Raw records:
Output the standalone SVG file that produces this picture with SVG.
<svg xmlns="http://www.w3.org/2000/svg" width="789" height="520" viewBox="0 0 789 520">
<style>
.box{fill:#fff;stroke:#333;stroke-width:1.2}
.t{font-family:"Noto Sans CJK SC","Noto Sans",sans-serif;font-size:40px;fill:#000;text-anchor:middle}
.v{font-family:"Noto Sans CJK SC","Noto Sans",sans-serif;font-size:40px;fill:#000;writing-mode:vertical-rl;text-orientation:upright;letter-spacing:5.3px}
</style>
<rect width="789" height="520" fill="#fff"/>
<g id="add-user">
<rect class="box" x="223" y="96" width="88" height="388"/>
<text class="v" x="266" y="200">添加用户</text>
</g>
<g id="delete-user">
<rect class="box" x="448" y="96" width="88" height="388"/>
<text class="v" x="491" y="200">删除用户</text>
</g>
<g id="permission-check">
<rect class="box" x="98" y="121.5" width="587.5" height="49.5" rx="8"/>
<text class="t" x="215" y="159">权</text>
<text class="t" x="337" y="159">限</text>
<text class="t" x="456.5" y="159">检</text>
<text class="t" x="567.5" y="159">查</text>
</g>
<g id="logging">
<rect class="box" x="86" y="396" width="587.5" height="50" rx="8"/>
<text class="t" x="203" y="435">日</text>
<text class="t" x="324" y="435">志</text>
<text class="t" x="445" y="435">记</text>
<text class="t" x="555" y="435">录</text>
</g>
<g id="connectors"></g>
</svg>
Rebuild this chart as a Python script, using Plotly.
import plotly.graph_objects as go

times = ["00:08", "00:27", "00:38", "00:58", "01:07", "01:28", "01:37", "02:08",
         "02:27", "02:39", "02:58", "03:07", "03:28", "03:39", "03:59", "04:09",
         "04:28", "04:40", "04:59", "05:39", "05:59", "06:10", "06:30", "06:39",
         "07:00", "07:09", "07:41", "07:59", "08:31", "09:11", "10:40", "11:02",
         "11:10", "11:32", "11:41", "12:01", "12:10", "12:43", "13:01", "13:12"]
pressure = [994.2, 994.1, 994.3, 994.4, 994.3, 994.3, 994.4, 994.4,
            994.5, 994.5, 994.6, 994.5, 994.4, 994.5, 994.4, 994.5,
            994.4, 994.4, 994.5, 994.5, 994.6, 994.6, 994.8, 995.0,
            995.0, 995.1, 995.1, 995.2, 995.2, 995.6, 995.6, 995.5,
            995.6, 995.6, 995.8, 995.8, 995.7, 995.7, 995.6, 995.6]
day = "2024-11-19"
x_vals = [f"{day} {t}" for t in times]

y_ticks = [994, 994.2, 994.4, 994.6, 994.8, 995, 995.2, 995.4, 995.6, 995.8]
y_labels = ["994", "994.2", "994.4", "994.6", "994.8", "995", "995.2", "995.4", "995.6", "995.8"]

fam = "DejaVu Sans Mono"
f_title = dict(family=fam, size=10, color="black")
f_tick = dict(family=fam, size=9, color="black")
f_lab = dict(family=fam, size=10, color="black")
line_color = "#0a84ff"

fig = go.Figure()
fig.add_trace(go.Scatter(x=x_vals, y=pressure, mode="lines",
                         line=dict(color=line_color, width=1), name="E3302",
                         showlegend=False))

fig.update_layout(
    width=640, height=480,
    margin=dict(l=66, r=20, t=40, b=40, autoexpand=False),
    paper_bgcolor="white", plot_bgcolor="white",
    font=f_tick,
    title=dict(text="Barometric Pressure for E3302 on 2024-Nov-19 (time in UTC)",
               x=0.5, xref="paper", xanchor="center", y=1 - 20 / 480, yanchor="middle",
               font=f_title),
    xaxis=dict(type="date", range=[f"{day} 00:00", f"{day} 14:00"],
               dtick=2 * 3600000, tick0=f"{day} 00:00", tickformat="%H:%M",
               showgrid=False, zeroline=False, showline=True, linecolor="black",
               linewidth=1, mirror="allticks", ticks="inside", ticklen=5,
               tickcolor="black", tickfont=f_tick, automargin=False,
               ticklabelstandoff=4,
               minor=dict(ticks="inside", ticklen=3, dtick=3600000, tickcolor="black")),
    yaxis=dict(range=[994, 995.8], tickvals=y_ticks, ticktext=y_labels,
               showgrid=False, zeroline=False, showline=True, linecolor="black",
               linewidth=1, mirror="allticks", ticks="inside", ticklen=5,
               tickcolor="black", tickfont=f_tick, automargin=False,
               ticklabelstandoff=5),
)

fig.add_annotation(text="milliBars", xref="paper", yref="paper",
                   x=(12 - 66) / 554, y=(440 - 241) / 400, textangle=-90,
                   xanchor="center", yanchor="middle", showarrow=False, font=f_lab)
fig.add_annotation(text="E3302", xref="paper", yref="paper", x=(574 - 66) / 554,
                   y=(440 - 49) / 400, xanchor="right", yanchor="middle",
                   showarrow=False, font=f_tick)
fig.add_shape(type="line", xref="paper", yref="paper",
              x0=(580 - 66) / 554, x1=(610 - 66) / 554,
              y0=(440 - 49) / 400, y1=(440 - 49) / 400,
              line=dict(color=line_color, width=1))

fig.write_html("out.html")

==

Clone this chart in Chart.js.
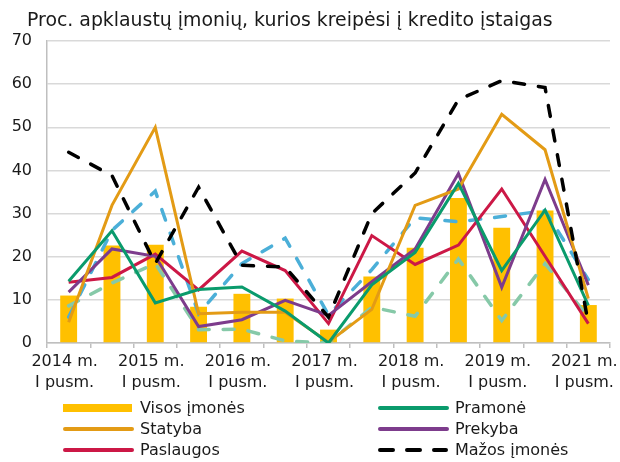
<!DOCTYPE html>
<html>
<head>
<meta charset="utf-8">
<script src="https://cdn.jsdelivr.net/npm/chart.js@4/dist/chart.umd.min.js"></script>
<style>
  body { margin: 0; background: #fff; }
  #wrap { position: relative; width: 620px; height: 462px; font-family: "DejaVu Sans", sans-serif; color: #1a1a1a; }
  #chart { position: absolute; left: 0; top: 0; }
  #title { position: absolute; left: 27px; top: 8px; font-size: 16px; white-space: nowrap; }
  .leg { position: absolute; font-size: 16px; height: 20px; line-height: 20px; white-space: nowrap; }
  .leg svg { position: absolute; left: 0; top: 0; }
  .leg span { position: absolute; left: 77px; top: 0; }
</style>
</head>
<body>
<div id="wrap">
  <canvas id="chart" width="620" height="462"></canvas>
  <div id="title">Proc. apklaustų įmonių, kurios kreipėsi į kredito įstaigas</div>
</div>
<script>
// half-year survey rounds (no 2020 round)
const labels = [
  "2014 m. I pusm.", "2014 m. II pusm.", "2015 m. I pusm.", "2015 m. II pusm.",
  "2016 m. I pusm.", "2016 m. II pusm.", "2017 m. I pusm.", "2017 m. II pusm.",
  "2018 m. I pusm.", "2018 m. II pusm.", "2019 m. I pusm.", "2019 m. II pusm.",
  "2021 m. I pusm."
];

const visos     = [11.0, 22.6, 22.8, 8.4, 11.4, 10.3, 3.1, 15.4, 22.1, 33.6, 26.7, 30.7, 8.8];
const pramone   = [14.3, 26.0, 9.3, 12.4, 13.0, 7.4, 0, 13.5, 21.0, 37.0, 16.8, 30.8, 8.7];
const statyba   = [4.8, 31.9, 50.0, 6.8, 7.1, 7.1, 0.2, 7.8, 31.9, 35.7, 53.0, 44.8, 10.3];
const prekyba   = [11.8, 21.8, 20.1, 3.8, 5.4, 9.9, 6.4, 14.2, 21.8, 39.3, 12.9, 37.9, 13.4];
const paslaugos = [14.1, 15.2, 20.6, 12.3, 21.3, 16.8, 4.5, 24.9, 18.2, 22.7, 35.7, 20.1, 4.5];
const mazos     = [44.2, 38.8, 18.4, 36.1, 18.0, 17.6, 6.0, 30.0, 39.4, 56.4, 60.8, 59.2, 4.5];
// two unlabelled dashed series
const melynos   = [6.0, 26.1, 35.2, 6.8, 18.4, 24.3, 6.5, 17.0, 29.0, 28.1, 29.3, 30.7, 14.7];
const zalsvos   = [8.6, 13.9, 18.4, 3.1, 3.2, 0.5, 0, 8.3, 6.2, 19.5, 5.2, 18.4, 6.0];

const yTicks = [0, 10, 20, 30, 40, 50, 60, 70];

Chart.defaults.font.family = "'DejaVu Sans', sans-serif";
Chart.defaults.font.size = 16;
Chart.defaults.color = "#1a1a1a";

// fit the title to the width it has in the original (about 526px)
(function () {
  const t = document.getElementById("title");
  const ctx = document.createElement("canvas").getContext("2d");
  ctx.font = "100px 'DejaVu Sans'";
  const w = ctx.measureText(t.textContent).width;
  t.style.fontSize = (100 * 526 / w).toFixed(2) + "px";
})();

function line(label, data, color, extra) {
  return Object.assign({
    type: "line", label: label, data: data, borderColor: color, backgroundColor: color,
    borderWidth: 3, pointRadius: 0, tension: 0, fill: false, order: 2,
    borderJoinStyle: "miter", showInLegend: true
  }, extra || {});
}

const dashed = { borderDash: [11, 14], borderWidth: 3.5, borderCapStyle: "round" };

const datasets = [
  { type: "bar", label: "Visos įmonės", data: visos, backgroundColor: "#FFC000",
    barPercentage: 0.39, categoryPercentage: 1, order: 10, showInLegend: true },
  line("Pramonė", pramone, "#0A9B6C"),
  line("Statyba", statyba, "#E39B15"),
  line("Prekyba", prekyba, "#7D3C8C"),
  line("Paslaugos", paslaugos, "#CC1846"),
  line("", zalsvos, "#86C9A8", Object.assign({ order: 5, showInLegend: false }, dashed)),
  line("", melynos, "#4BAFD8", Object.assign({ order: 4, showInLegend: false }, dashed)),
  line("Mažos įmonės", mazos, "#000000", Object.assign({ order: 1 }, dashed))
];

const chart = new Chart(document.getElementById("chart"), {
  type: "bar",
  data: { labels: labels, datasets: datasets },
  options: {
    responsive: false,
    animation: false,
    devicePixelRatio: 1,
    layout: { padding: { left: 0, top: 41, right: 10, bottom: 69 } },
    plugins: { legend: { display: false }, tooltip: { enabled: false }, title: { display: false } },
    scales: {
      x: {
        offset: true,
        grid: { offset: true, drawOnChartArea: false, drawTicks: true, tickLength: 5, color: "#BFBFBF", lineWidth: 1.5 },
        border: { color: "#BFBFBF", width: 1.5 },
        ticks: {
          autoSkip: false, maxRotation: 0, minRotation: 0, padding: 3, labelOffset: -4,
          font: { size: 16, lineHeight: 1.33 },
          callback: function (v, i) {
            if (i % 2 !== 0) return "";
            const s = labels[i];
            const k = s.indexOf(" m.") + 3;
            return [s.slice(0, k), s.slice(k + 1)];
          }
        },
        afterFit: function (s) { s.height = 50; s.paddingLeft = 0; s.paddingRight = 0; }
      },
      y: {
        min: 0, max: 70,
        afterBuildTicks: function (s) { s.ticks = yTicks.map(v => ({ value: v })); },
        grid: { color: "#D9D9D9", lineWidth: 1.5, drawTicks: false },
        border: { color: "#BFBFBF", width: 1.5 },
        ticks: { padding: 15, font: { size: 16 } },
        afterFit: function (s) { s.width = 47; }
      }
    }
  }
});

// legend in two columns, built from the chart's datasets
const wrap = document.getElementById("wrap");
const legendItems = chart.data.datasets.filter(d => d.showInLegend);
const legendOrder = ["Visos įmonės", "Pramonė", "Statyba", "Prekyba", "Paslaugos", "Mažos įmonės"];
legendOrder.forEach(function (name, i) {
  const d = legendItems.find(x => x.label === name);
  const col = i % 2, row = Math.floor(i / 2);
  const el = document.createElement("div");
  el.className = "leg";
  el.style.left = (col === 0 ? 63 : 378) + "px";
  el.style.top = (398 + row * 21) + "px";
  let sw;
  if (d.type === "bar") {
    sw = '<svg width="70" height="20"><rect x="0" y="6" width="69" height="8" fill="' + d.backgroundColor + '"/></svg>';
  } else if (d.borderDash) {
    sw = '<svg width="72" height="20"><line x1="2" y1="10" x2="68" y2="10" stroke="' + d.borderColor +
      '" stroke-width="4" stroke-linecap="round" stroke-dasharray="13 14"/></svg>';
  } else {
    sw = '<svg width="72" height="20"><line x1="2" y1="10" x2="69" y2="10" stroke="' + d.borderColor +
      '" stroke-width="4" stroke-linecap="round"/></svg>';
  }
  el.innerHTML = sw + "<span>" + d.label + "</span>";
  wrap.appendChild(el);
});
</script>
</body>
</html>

...

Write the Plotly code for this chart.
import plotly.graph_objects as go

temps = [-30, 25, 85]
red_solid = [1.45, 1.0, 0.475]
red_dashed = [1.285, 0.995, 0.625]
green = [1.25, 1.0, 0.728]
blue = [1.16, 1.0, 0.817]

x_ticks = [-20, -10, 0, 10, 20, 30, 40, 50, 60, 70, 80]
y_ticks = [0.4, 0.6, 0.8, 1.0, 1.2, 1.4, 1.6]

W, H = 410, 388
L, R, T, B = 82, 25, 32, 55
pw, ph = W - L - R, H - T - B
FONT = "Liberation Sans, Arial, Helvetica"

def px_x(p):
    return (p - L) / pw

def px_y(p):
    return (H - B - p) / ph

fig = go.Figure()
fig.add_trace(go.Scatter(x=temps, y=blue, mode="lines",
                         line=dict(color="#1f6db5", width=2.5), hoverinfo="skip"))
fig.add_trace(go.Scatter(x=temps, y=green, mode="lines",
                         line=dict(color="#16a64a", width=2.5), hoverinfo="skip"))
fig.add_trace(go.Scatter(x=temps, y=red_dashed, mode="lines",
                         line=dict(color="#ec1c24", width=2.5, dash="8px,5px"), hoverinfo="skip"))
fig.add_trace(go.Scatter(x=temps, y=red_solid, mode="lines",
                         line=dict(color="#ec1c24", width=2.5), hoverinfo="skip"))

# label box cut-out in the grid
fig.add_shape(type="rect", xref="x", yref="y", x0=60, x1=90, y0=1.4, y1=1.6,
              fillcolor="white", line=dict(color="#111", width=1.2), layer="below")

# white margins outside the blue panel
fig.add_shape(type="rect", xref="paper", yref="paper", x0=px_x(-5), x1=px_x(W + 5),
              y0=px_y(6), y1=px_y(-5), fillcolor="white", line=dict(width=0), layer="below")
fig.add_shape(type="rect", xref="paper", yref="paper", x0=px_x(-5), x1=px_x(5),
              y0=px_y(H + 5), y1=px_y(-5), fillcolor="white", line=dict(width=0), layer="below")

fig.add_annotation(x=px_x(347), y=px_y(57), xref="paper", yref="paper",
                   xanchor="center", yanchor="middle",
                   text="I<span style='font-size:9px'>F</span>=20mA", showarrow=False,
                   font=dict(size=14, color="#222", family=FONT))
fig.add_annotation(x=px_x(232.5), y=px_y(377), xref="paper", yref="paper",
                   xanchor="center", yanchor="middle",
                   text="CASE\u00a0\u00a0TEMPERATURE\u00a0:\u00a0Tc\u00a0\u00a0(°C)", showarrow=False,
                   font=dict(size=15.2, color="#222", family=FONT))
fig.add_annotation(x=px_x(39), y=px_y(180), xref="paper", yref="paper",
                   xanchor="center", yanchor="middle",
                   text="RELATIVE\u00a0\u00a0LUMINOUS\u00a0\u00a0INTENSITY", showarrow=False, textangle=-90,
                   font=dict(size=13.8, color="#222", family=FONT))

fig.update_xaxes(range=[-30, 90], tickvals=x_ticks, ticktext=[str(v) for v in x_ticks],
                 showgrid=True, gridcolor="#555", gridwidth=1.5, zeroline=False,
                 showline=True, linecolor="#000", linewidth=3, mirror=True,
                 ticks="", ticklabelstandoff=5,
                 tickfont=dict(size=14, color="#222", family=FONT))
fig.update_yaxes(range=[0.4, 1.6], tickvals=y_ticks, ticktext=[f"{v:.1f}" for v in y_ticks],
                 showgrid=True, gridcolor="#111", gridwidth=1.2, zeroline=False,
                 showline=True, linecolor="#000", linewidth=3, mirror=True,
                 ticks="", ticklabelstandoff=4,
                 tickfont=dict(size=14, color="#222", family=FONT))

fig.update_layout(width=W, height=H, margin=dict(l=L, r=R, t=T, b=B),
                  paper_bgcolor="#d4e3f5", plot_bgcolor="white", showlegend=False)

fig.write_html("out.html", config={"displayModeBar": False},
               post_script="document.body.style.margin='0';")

> _Given task_
Look back at the entries above and repeat, unchanged, every line from the line holding "Write the Plotly code for this chart." through the line holding "return (H - B - p) / ph".

> _Solved exercise_
Write the Plotly code for this chart.
import plotly.graph_objects as go

temps = [-30, 25, 85]
red_solid = [1.45, 1.0, 0.475]
red_dashed = [1.285, 0.995, 0.625]
green = [1.25, 1.0, 0.728]
blue = [1.16, 1.0, 0.817]

x_ticks = [-20, -10, 0, 10, 20, 30, 40, 50, 60, 70, 80]
y_ticks = [0.4, 0.6, 0.8, 1.0, 1.2, 1.4, 1.6]

W, H = 410, 388
L, R, T, B = 82, 25, 32, 55
pw, ph = W - L - R, H - T - B
FONT = "Liberation Sans, Arial, Helvetica"

def px_x(p):
    return (p - L) / pw

def px_y(p):
    return (H - B - p) / ph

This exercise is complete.